Minha mãe, que havia trabalhado com ele nesta mesma Folha nos anos 1980 (quando ela era a foca), apontou para o meio do pátio. "Olha lá aquele grandão, é o maior jornalista do Brasil. Vão perguntar pra ele", é o que ela lembrou nesta sexta-feira (14) de ter dito há 14 anos, naquele sábado. 

De repente, Clóvis se viu cercado por um bando de menininhas que provavelmente não batiam nem nos seus joelhos (além de um gigante do jornalismo, era um gigante de altura). E topou falar com a gente sobre como é ser um jornalista. 

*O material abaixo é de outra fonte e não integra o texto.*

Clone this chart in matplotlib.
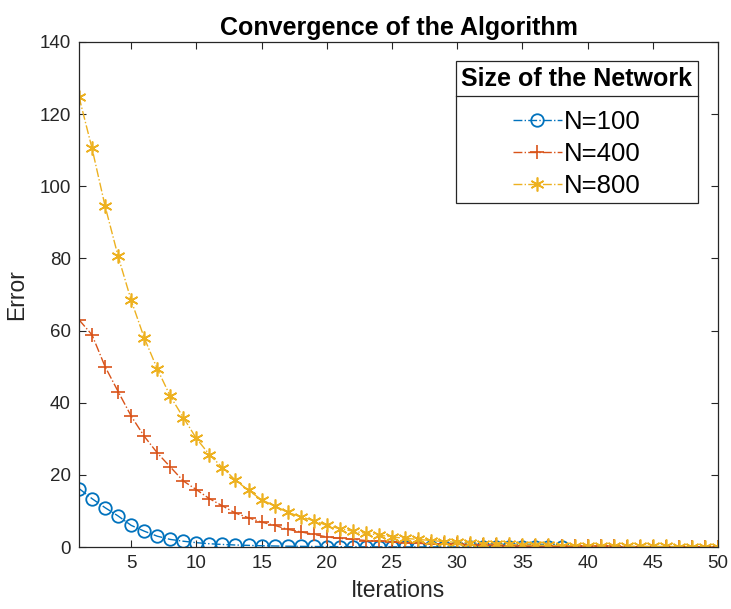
import numpy as np
import matplotlib
matplotlib.use("Agg")
import matplotlib.pyplot as plt
from matplotlib.lines import Line2D

plt.rcParams['font.family'] = ['Liberation Sans', 'DejaVu Sans']

# error per iteration
err_100 = [16.2, 13.4, 10.9, 8.6, 6.0, 4.4, 3.0, 2.1, 1.6, 1.2,
           0.9, 0.7, 0.55, 0.45, 0.35, 0.28, 0.22, 0.18, 0.14, 0.11,
           0.09, 0.07, 0.06, 0.05, 0.04, 0.03, 0.03, 0.02, 0.02, 0.02,
           0.01, 0.01, 0.01, 0.01, 0.01, 0.0, 0.0, 0.0]
err_400 = [63.0, 58.8, 50.0, 43.1, 36.3, 30.7, 26.1, 22.2, 18.3, 15.9,
           13.4, 11.4, 9.4, 8.1, 6.9, 6.0, 4.9, 4.2, 3.5, 2.8,
           2.4, 2.1, 1.8, 1.6, 1.4, 1.2, 1.0, 0.9, 0.8, 0.7,
           0.6, 0.5, 0.45, 0.4, 0.35, 0.3, 0.27, 0.24, 0.21, 0.18,
           0.16, 0.14, 0.12, 0.11, 0.1, 0.09, 0.08, 0.07, 0.06, 0.05]
err_800 = [124.8, 110.5, 94.5, 80.6, 68.4, 58.0, 49.4, 41.8, 35.9, 30.1,
           25.6, 22.0, 18.5, 15.7, 13.1, 11.4, 9.6, 8.4, 7.3, 6.0,
           5.1, 4.4, 3.8, 3.3, 2.8, 2.4, 2.1, 1.8, 1.5, 1.3,
           1.1, 0.95, 0.8, 0.7, 0.6, 0.5, 0.45, 0.4, 0.35, 0.3,
           0.27, 0.24, 0.21, 0.19, 0.17, 0.15, 0.13, 0.12, 0.11, 0.1]
labels = ['N=100', 'N=400', 'N=800']
colors = ['#0072BD', '#D95319', '#EDB120']

fig = plt.figure(figsize=(7.31, 6.09), dpi=100)
ax = fig.add_axes([79/731, 1-547/609, 639/731, 505/609])

ax.plot(np.arange(1, len(err_100)+1), err_100, '-.', color=colors[0], lw=1.0,
        marker='o', ms=9, mfc='none', mew=1.3, label=labels[0])
ax.plot(np.arange(1, len(err_400)+1), err_400, '-.', color=colors[1], lw=1.0,
        marker='+', ms=10, mew=1.2, label=labels[1])
ax.plot(np.arange(1, len(err_800)+1), err_800, '-.', color=colors[2], lw=1.0,
        marker=(6, 2, 0), ms=10, mew=1.2, label=labels[2])

ax.set_xlim(1, 50)
ax.set_ylim(0, 140)
ax.set_xticks(np.arange(5, 51, 5))
ax.set_yticks(np.arange(0, 141, 20))
ax.tick_params(direction='in', top=True, right=True, length=5, width=0.8,
               labelsize=13.5, colors='0.15', pad=6)
for sp in ax.spines.values():
    sp.set_color('0.15')
    sp.set_linewidth(0.9)

ax.set_title('Convergence of the Algorithm', fontsize=18, fontweight='bold', pad=5)
ax.set_xlabel('Iterations', fontsize=16.5, color='0.15', labelpad=5)
ax.set_ylabel('Error', fontsize=16.5, color='0.15', labelpad=8)

leg = ax.legend(title='Size of the Network', loc='upper right',
                bbox_to_anchor=(1-20/639, 1-19/505), borderaxespad=0,
                fontsize=18.5, title_fontproperties={'size': 18, 'weight': 'bold'},
                fancybox=False, edgecolor='0.15', framealpha=1,
                handlelength=1.9, handletextpad=0.1, labelspacing=0.3,
                borderpad=0.22)
leg.get_frame().set_linewidth(0.9)
leg._legend_box.sep = 14  # extra room between title and entries

# MATLAB style line under the legend title
fig.canvas.draw()
r = fig.canvas.get_renderer()
fb = leg.get_frame().get_window_extent(r)
tb = leg.get_title().get_window_extent(r)
ysep = tb.y0 - 5
fig.add_artist(Line2D([fb.x0/fig.bbox.width, fb.x1/fig.bbox.width],
                      [ysep/fig.bbox.height, ysep/fig.bbox.height],
                      color='0.15', lw=0.9))

fig.savefig('out.png', dpi=100)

Eu estava alvoroçada, um clássico da foca empolgada, e não conseguia ligar o gravador —um treco esquisito que nunca tinha visto na vida. Do alto de um prêmio Maria Moors Cabot, ele riu, ajudou e deu uma primeira lição simples, mas valiosa: "A primeira coisa que um bom jornalista precisa saber é fazer o gravador funcionar." 

Respondeu às nossas perguntas com a maior seriedade, sem pressa, como se estivesse dando uma entrevista para repórteres premiadas.

Anos depois, virei repórter da Folha. Como foca de verdade, vi a delicadeza dele com os que o cercavam e admiravam. Volta e meia, por exemplo, algum repórter aparecia contente na Redação porque sua reportagem tinha sido citada na coluna. 

Era generoso nos elogios e não perdia a piada ("puxa, Angela, vou denunciar a Folha na Justiça do Trabalho por exploração do trabalho infantil. Daqui a dois anos, indico de novo", me escreveu em novembro do ano passado, quando eu expliquei que não podia participar de um concurso para o qual ele tinha me indicado porque não tinha atingido a idade mínima). 

Clóvis inspirou profissionalmente a geração de jornalistas dos meus pais, a minha e com certeza o fará para as próximas que vierem. Arrisco dizer que é também uma inspiração de como devemos olhar o mundo e tratar os outros —e não tenho dúvidas de que ficamos mais pobres enquanto humanidade hoje.

Não tenho mais a fita do gravador e nem o jornalzinho da aula de português (que na época a gente guardou em uns disquetes cinzas identificados com letrinha de criança). 

Mas ficou comigo para sempre a lembrança daquele gigante sentado na salinha de uma escola do Paraíso, ensinando com a maior paciência do mundo umas pivetinhas a fazer o ofício em que ele era mestre, o jornalismo.